→ **Work required**: From the first line of the entries below through the line bearing "(0,0) rectangle (1395,473);", write out each line exactly. Omit pictures.
□ □ □ □ □ □ □
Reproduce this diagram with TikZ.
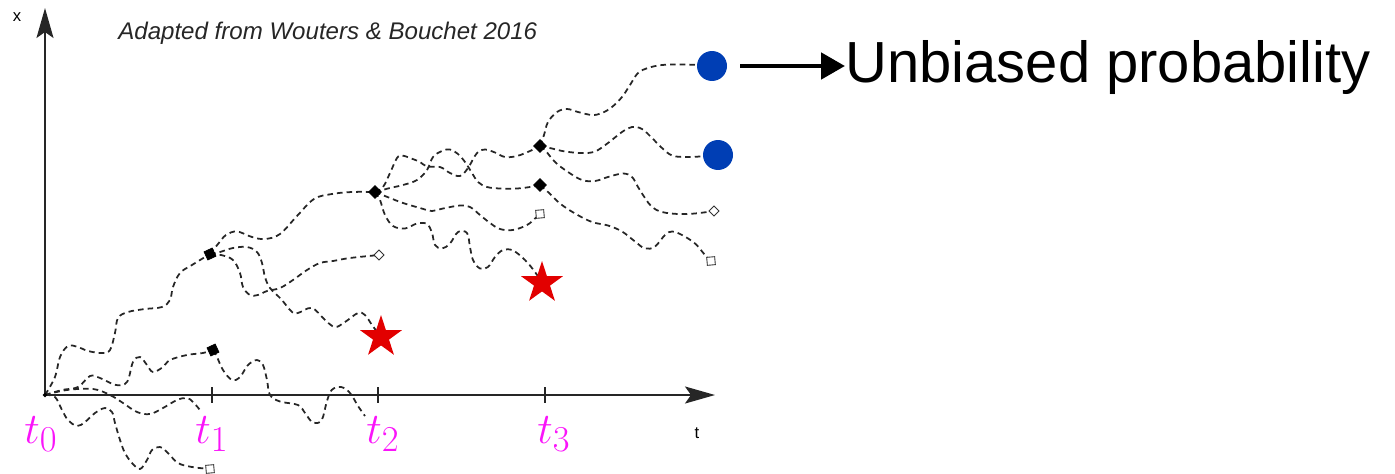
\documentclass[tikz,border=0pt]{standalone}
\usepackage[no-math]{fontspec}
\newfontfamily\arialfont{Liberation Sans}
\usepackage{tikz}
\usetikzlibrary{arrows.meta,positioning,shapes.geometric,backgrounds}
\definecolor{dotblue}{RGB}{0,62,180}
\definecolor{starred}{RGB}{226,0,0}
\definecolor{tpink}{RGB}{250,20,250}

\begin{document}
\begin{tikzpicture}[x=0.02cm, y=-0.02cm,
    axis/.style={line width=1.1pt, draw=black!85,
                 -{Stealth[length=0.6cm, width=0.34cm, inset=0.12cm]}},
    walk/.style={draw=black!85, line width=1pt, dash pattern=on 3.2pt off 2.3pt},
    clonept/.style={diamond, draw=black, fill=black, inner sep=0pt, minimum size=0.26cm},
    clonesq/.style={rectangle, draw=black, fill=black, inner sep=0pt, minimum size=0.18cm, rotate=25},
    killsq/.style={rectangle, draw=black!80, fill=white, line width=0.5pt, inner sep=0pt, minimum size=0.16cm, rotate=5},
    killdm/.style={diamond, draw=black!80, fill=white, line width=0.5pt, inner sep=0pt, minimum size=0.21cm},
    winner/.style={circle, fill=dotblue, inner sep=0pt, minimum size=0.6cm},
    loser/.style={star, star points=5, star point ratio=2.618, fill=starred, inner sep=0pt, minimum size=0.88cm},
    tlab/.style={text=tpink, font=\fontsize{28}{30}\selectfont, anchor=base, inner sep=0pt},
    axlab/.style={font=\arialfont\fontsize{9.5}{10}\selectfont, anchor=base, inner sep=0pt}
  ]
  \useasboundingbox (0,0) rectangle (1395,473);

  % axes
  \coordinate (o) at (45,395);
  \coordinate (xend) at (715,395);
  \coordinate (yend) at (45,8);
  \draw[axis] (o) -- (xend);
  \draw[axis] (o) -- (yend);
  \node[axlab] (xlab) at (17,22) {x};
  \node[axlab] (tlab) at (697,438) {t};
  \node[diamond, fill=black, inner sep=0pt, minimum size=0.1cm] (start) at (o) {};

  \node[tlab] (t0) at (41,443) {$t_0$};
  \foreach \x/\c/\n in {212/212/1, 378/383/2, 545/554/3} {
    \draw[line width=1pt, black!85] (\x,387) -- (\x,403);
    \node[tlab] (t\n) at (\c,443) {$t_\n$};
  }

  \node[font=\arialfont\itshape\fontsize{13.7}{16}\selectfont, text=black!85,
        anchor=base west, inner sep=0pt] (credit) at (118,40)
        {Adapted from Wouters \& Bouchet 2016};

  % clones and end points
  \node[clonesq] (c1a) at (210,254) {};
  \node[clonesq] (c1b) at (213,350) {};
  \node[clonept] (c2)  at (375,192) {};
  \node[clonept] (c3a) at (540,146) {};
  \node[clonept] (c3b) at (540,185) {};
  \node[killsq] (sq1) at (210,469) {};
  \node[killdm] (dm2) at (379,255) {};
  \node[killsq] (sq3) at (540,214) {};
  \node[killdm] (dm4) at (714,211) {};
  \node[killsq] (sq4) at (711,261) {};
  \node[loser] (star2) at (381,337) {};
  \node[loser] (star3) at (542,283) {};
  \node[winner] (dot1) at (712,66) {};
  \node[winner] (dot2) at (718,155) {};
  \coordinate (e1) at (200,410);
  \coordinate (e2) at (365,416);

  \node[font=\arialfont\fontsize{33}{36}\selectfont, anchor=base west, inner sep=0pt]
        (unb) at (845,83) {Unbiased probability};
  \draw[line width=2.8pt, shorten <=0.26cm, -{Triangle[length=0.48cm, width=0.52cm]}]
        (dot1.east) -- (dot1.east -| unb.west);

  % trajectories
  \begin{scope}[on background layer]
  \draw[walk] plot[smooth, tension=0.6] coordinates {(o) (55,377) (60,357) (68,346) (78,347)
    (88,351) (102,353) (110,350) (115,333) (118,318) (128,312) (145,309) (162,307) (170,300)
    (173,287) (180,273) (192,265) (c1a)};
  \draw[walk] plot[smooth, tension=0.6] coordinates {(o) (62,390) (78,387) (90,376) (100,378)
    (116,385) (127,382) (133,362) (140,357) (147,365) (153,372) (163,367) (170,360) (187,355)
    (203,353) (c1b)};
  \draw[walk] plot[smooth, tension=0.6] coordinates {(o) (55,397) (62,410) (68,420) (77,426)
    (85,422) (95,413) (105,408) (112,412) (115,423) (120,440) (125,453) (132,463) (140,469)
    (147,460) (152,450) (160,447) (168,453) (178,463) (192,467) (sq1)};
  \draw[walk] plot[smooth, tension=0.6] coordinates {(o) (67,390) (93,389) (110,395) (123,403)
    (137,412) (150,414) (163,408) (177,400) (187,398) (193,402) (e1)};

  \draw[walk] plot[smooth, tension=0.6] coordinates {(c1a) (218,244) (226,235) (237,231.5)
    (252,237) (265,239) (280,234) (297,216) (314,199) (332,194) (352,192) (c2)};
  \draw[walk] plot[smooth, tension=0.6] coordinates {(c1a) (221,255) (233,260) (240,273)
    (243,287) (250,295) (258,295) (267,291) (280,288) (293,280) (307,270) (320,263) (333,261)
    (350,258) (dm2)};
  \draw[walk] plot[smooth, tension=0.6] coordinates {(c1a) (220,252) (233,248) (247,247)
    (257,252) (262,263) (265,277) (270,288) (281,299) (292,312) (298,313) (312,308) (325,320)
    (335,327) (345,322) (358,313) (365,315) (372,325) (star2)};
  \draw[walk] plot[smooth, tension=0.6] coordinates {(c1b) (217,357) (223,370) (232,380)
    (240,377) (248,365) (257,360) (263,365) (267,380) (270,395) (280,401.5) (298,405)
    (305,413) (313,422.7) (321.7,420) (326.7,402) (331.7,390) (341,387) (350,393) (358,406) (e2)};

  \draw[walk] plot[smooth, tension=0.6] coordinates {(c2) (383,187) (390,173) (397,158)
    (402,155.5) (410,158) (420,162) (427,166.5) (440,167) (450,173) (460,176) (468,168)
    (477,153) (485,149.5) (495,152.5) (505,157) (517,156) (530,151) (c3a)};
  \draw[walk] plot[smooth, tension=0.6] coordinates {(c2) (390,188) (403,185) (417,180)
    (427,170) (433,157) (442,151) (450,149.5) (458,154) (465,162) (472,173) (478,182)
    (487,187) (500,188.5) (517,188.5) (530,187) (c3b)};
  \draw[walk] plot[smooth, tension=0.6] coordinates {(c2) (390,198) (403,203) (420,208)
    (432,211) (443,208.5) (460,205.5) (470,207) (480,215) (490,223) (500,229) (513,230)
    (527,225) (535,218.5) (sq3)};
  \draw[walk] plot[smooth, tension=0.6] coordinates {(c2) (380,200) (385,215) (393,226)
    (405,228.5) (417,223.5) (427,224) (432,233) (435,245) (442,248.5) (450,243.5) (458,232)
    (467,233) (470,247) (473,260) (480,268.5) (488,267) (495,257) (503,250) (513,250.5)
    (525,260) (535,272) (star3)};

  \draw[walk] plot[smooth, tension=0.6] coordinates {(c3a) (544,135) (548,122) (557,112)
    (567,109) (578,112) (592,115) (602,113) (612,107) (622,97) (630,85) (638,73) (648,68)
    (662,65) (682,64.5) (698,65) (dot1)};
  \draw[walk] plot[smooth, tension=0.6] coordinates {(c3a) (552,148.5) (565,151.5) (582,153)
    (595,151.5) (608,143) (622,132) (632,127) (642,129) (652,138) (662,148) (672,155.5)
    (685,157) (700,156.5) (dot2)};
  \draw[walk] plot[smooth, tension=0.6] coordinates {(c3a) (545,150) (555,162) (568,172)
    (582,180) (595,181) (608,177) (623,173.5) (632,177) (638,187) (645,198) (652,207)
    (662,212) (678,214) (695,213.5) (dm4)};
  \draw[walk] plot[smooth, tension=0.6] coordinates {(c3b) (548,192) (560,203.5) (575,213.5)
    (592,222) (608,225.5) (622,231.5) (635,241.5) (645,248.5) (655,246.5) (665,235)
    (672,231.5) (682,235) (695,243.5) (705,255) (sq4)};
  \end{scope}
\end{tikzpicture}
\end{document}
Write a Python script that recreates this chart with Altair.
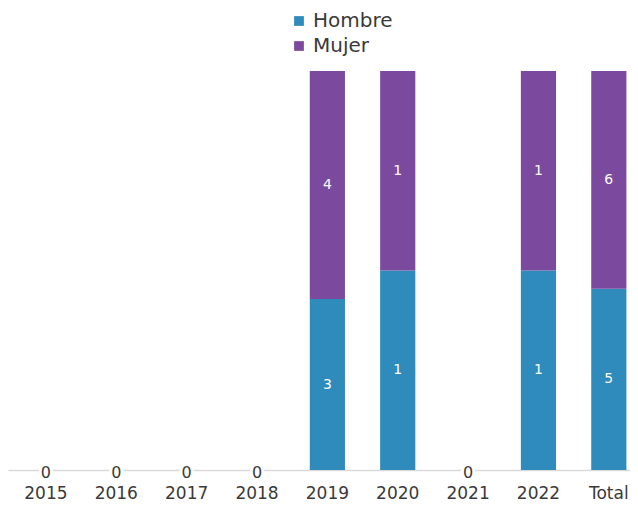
□ □ □ □ □ □ □
→ **Exercise result**:
Reproduce this diagram with TikZ.
\documentclass[tikz,border=0pt]{standalone}
\usepackage[no-math]{fontspec}
\newfontfamily\arialfont{Liberation Sans}
\usepackage{tikz}
\usetikzlibrary{arrows.meta,positioning,shapes.geometric,backgrounds}
\definecolor{dotblue}{RGB}{0,62,180}
\definecolor{starred}{RGB}{226,0,0}
\definecolor{tpink}{RGB}{250,20,250}

\begin{document}
\begin{tikzpicture}[x=0.02cm, y=-0.02cm,
    axis/.style={line width=1.1pt, draw=black!85,
                 -{Stealth[length=0.6cm, width=0.34cm, inset=0.12cm]}},
    walk/.style={draw=black!85, line width=1pt, dash pattern=on 3.2pt off 2.3pt},
    clonept/.style={diamond, draw=black, fill=black, inner sep=0pt, minimum size=0.26cm},
    clonesq/.style={rectangle, draw=black, fill=black, inner sep=0pt, minimum size=0.18cm, rotate=25},
    killsq/.style={rectangle, draw=black!80, fill=white, line width=0.5pt, inner sep=0pt, minimum size=0.16cm, rotate=5},
    killdm/.style={diamond, draw=black!80, fill=white, line width=0.5pt, inner sep=0pt, minimum size=0.21cm},
    winner/.style={circle, fill=dotblue, inner sep=0pt, minimum size=0.6cm},
    loser/.style={star, star points=5, star point ratio=2.618, fill=starred, inner sep=0pt, minimum size=0.88cm},
    tlab/.style={text=tpink, font=\fontsize{28}{30}\selectfont, anchor=base, inner sep=0pt},
    axlab/.style={font=\arialfont\fontsize{9.5}{10}\selectfont, anchor=base, inner sep=0pt}
  ]
  \useasboundingbox (0,0) rectangle (1395,473);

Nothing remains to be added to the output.